Por Mª Jesús Prieto Villarino Licenciada en Filosofía y Francisco Ramos Antón
@pacoramos26 Licenciado en Ciencias Políticas y Sociología

La comunicación política que se piensa a sí misma sólo en términos de eficacia y no de ética pública acaba trabajando para el populismo, ese fantasma que hoy recorre Occidente.

En la democracia de audiencias segmentadas, en la que cada cual se busca a sí mismo en las opiniones y enfoques -marcos- afines, la conversación pública se empobrece tanto en la pereza del “sentido común”, el sedimento ideológico de lo que hay, como en la autocomplacencia de los discursos alternativos que hace innegociable lo posible. Así se reducen las oportunidades para una opinión pública educada en valores democráticos.

La urgencia de la acción electoral se impone sobre los tiempos de la política orientada a la construcción de una sociedad justa. El programa, las ideas, ceden ante el carisma mediático del líder, que es su principio de legitimidad pública, aunque habilitado tan solo para emitir mensajes simples y pildorados a una ciudadanía tratada como menor de edad.

La multiplicidad de canales y formatos permite más información y más inmediatez, pero no siempre más comprensión y compromiso. La interacción virtual disuelve la necesidad social de afiliación y convivencia. El contenido, el lenguaje y hasta el tono del debate público lo imponen las empresas de comunicación bajo la lógica, siempre complaciente, de las audiencias, en el mejor de los casos. Esta cultura se traslada a la política y sus rituales de comunicación son una espiral retroalimentada de empobrecimiento: se vende lo más fácil de vender. Esta es la opción más adaptativa en la estrategia de comunicación política, pero no es inevitable.

En la sociedad de la información, la comunicación es el núcleo mismo de la política, no una de sus dimensiones instrumentales (lo que se comunica mal, no se ha hecho bien). Tiene en su mano la formación de la comunidad política. Puede envilecerla, hasta conseguir que vote a los corruptos y se normalice la indecencia, o elevarla a la excelencia democrática.

Una sociedad abierta y plural se rige por una ética de mínimos: los derechos humanos y los principios constitucionales. Esas reglas del juego se adaptan en interacción con la ética pública. El desdén hacia la ética menoscaba la acción pública y la Ley: Políticas de simulacro, leyes para no cambiar nada y banalización de la noción de justicia. El resultado es la desafección o la indignación ciudadana por el sufrimiento evitable, la destrucción del bien común y el debilitamiento del Estado y la sociedad para la protección de los débiles.

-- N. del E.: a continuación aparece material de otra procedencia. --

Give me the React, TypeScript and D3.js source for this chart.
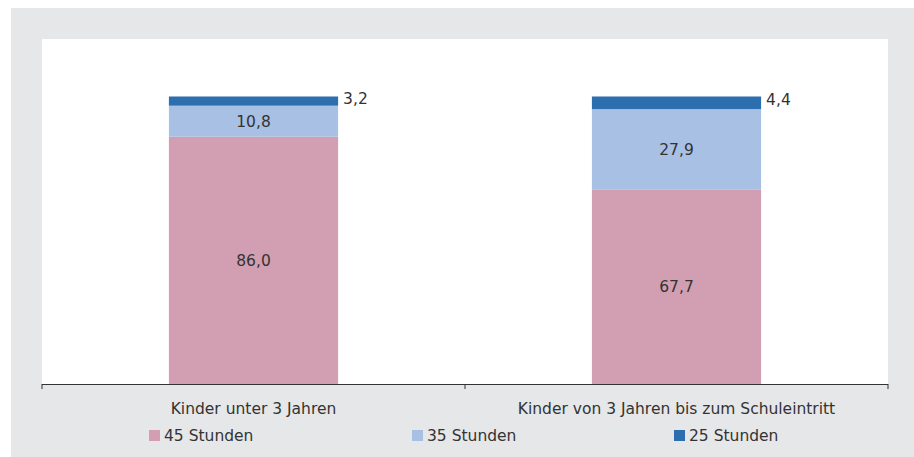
import React from "react";
import * as d3 from "d3";

const categories = ["Kinder unter 3 Jahren", "Kinder von 3 Jahren bis zum Schuleintritt"];
const seriesNames = ["45 Stunden", "35 Stunden", "25 Stunden"];
const s45 = [86.0, 67.7];
const s35 = [10.8, 27.9];
const s25 = [3.2, 4.4];
const colors = ["#d19fb1", "#a8c0e4", "#2d6eae"];

const W = 914, H = 457;
const plot = { left: 42, right: 888, top: 39, bottom: 384 };
const font = "'DejaVu Sans', sans-serif";
const fs = 15.5;
const fmt = (v: number) => v.toFixed(1).replace(".", ",");

export default function App() {
  const x = d3.scaleBand<string>().domain(categories).range([plot.left, plot.right]).paddingInner(0.6).paddingOuter(0.3);
  const y = d3.scaleLinear().domain([0, 120]).range([plot.bottom, plot.top]);
  const rows = categories.map((c, i) => ({ cat: c, s0: s45[i], s1: s35[i], s2: s25[i] }));
  const stack = d3.stack<any>().keys(["s0", "s1", "s2"])(rows);
  const step = (plot.right - plot.left) / categories.length;
  const ticks = d3.range(categories.length + 1).map((i) => plot.left + i * step);
  const legendX = [149, 412, 674];
  return (
    <svg width={W} height={H} style={{ position: "absolute", left: 0, top: 0 }}>
      <rect x={11} y={8} width={W - 11} height={H - 8} fill="#e6e7e9" />
      <rect x={plot.left} y={plot.top} width={plot.right - plot.left} height={plot.bottom - plot.top} fill="#fff" />
      {stack.map((layer, li) =>
        layer.map((d, i) => {
          const bx = x(categories[i])!;
          const y0 = y(d[0]), y1 = y(d[1]);
          const v = d[1] - d[0];
          const bw = x.bandwidth();
          return (
            <g key={`${li}-${i}`}>
              <rect x={bx} y={y1} width={bw} height={y0 - y1} fill={colors[li]} />
              {li < 2 ? (
                <text x={bx + bw / 2} y={(y0 + y1) / 2} dy="0.35em" textAnchor="middle" fontFamily={font} fontSize={fs} fill="#333">
                  {fmt(v)}
                </text>
              ) : (
                <text x={bx + bw + 5} y={(y0 + y1) / 2 - 3} dy="0.35em" textAnchor="start" fontFamily={font} fontSize={fs} fill="#333">
                  {fmt(v)}
                </text>
              )}
            </g>
          );
        })
      )}
      <line x1={plot.left} x2={plot.right} y1={plot.bottom + 0.5} y2={plot.bottom + 0.5} stroke="#333" strokeWidth={1.2} />
      {ticks.map((t, i) => (
        <line key={i} x1={t} x2={t} y1={plot.bottom} y2={plot.bottom + 5} stroke="#333" strokeWidth={1} />
      ))}
      {categories.map((c) => (
        <text key={c} x={x(c)! + x.bandwidth() / 2} y={409} dy="0.35em" textAnchor="middle" fontFamily={font} fontSize={fs} fill="#333">
          {c}
        </text>
      ))}
      {seriesNames.map((s, i) => (
        <g key={s}>
          <rect x={legendX[i]} y={430} width={11} height={11} fill={colors[i]} />
          <text x={legendX[i] + 15} y={436} dy="0.35em" fontFamily={font} fontSize={fs} fill="#333">
            {s}
          </text>
        </g>
      ))}
    </svg>
  );
}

Proponemos una ética pública de mínimos para la comunicación política, iluminada por la ética discursiva habermasiana, y mediada por tres útiles principios apuntados por T. Ausin, que aquí adaptamos:

No hacer daño, ni invisibilizar a nadie. Tampoco a los seres vivos ni al entorno. Buscar el interés común sin ignorar las causas de las minorías. Supone ampliar y hacer más habitable el espacio público. Virtudes que ayudan: la empatía, el cuidado y la compasión.

Respeto a la ciudadanía y al adversario político. Implica un compromiso de búsqueda de la verdad, renunciar a simplificaciones manipuladoras y creación de un clima para la inteligencia, la participación y la creatividad social. Exige cortesía, tolerancia, honestidad intelectual, precisión y transparencia en el lenguaje. Parte de la concepción de una ciudadanía activa, sujeto de derechos, como garantía de perfeccionamiento democrático permanente.

Búsqueda del interés común, sin ignorar la propia visión del mundo. Lo primero son las ideas, de las que se derivan las prioridades. En general se trata de buscar el equilibrio consensuado entre las libertades individuales y la igualdad de oportunidades y de resultados. Sus virtudes son la solidaridad y la responsabilidad social.